I'm a UNIX pipe enthusiast.
Well, that came out a little more bong-like than intended.
What I mean to say is that, when I have a computer problem to solve, I prefer to solve it using ready-made little programs that are then strung together to do the job. The metaphorical string is the UNIX pipe operator -- the vertical bar thingy on your keyboard that looks like this: | -- which simply takes the output of one program and makes it the input to the next.
It sounds simple. It is simple. And yet it can do astounding things.
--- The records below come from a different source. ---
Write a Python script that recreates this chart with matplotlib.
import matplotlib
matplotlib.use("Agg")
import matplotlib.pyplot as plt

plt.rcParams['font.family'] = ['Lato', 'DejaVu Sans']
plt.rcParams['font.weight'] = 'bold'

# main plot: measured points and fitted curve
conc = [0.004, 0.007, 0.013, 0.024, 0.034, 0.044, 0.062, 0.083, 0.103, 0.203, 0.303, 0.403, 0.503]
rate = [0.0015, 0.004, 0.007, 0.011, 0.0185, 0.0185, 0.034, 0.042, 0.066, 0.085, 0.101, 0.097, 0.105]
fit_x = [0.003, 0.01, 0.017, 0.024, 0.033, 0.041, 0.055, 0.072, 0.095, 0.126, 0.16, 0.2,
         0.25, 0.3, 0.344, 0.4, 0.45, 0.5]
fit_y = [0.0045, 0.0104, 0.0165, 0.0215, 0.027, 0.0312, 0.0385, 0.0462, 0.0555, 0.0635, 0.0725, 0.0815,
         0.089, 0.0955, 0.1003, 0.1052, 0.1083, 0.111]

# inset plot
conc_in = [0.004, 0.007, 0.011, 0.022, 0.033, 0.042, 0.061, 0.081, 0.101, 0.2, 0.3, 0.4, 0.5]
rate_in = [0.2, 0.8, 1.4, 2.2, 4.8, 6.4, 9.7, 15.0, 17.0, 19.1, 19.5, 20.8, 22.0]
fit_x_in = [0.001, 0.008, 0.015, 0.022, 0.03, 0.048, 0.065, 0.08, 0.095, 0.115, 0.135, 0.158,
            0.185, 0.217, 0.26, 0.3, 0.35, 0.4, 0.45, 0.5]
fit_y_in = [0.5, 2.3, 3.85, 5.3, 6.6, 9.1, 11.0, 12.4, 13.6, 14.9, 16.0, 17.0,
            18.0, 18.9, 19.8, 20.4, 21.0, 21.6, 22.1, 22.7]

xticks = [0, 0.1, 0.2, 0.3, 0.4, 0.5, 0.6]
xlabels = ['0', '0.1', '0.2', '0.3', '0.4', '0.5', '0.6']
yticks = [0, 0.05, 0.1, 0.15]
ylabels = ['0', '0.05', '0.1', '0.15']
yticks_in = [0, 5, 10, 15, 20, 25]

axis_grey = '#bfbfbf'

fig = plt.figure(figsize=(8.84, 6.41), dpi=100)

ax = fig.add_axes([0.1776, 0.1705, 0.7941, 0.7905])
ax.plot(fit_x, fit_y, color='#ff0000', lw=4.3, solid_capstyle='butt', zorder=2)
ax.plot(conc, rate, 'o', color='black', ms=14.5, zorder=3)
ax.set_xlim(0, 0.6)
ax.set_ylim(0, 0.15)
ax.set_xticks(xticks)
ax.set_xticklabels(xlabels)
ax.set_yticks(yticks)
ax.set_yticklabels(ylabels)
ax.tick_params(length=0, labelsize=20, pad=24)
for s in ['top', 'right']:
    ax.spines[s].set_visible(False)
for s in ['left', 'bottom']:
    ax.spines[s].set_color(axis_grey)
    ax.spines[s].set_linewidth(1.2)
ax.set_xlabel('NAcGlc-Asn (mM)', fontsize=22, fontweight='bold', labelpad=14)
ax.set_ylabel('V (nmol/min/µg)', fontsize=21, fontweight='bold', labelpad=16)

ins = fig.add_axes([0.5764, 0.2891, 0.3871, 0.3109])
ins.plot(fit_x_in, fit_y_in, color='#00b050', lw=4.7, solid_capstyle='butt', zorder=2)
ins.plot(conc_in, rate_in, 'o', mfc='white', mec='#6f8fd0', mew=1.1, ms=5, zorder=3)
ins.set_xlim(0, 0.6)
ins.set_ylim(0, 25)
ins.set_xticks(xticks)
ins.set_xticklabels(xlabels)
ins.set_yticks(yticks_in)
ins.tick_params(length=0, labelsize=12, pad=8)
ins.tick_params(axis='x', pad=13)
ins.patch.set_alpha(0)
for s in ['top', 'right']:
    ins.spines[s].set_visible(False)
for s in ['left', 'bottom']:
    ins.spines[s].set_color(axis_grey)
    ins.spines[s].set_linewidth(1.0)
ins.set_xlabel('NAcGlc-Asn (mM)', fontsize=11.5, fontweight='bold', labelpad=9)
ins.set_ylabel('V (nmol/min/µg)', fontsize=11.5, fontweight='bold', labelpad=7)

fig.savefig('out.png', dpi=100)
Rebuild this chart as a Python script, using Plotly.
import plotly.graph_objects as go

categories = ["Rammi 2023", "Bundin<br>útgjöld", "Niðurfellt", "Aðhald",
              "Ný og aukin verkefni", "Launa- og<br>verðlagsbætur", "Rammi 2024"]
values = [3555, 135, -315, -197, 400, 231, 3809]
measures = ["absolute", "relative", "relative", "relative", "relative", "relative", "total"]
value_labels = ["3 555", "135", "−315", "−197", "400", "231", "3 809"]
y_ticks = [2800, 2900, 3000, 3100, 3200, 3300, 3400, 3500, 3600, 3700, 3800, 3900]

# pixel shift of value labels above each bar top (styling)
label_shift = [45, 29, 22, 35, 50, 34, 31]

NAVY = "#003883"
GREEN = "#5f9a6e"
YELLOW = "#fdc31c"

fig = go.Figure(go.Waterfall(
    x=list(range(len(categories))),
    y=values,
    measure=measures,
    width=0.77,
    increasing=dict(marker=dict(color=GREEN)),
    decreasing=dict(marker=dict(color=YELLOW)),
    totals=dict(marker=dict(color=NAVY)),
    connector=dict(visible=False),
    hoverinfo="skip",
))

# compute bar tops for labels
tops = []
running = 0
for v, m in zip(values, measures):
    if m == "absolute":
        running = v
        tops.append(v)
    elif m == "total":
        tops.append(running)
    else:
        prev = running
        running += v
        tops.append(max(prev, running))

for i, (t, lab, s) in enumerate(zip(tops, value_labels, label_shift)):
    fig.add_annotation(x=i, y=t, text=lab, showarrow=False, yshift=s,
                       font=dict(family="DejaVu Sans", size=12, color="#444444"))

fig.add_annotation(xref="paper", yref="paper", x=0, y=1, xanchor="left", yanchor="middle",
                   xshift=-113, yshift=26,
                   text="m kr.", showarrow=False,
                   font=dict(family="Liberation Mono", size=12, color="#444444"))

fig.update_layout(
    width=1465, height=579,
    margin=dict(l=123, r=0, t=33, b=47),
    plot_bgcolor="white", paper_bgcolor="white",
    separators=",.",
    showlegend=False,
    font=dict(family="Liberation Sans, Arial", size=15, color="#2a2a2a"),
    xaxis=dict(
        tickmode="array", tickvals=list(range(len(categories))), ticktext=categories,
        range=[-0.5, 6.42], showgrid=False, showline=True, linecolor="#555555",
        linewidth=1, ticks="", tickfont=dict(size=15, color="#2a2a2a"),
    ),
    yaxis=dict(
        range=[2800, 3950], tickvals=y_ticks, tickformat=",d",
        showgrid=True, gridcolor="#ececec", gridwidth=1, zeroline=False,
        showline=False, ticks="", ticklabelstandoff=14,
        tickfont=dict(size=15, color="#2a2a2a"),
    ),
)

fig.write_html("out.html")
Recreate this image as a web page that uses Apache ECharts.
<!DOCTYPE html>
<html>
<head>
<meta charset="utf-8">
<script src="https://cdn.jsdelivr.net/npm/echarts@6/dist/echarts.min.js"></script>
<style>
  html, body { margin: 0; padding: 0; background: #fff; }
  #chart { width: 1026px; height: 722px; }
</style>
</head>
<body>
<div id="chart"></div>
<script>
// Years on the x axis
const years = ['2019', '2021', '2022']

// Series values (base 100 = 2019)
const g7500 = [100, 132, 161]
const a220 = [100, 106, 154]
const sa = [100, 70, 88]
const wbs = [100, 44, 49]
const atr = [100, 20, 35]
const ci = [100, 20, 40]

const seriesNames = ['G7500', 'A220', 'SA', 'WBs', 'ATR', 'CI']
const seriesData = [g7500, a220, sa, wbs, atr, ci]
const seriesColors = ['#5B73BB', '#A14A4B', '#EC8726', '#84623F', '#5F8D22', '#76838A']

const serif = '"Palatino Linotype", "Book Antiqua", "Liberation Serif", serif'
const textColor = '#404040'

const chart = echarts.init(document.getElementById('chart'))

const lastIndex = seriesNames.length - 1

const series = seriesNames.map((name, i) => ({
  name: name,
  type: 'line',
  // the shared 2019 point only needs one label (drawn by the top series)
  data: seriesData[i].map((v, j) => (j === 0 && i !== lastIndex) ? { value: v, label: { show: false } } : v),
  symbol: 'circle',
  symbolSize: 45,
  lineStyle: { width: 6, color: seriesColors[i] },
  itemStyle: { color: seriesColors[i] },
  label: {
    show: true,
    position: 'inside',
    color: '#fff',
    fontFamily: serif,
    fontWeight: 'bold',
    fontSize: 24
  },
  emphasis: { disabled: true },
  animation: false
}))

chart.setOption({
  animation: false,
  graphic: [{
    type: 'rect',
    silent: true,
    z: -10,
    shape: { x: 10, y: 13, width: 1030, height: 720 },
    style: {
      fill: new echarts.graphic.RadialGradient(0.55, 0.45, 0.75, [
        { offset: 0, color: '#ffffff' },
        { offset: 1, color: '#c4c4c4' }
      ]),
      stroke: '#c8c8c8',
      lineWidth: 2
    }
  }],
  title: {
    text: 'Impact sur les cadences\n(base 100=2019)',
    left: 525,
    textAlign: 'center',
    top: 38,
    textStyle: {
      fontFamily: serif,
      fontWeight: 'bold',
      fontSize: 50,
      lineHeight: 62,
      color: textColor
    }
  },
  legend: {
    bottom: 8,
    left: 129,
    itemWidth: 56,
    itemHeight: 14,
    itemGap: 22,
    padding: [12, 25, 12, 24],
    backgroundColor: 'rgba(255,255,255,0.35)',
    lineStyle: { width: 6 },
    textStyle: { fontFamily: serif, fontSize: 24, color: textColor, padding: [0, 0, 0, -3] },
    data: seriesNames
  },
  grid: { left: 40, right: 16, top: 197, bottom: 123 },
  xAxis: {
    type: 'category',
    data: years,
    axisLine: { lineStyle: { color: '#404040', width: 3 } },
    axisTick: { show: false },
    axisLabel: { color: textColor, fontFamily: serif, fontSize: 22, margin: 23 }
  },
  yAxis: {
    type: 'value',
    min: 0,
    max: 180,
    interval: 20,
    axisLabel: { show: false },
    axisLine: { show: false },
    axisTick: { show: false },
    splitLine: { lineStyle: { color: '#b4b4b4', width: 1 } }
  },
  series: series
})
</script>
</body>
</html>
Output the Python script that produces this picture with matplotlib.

All without having to write a program, in the traditional sense.
The other day I strung together a doozy of a command necklace to download the web pages for a course at the College, strip out the navigation links, simplify the HTML code, and then package the whole megillah into a format that could be loaded into the College's learning management system.
For a number of reasons, not the least of which my hubris, it didn't really work all that well.
So, after the requisite fruitless twiddling-of-the-command-switches exercise, I threw out the idea and began writing it all out again as a program, written in Python this time around. I like Python.
There's no life lesson in any of this, told by way of pipe analogies. No particular computer programming lesson either.
Sometimes you can take a big problem and break it into simple, easily digestible chunks, and solve it with off-the-shelf utilities. Sometimes you just have to write a program.
- Alan Stewart on 20120509.Wednesday:
I know what you mean. Quite some time ago when I was doing early Java cell phone development, I needed a way to capture the emulator screen so that I could make an animated .GIF file from it. I spent three days looking for a good solution only to finally decide to spend a few hours making my own from Java's Robot class. Sometimes you just have to roll your own because you are the only one who knows exactly what you need.
- Dave on 20120510.Thursday:
Especially when you have such specific and unusual needs. Actually, strike that: all needs are specific and unusual if they're not already being met.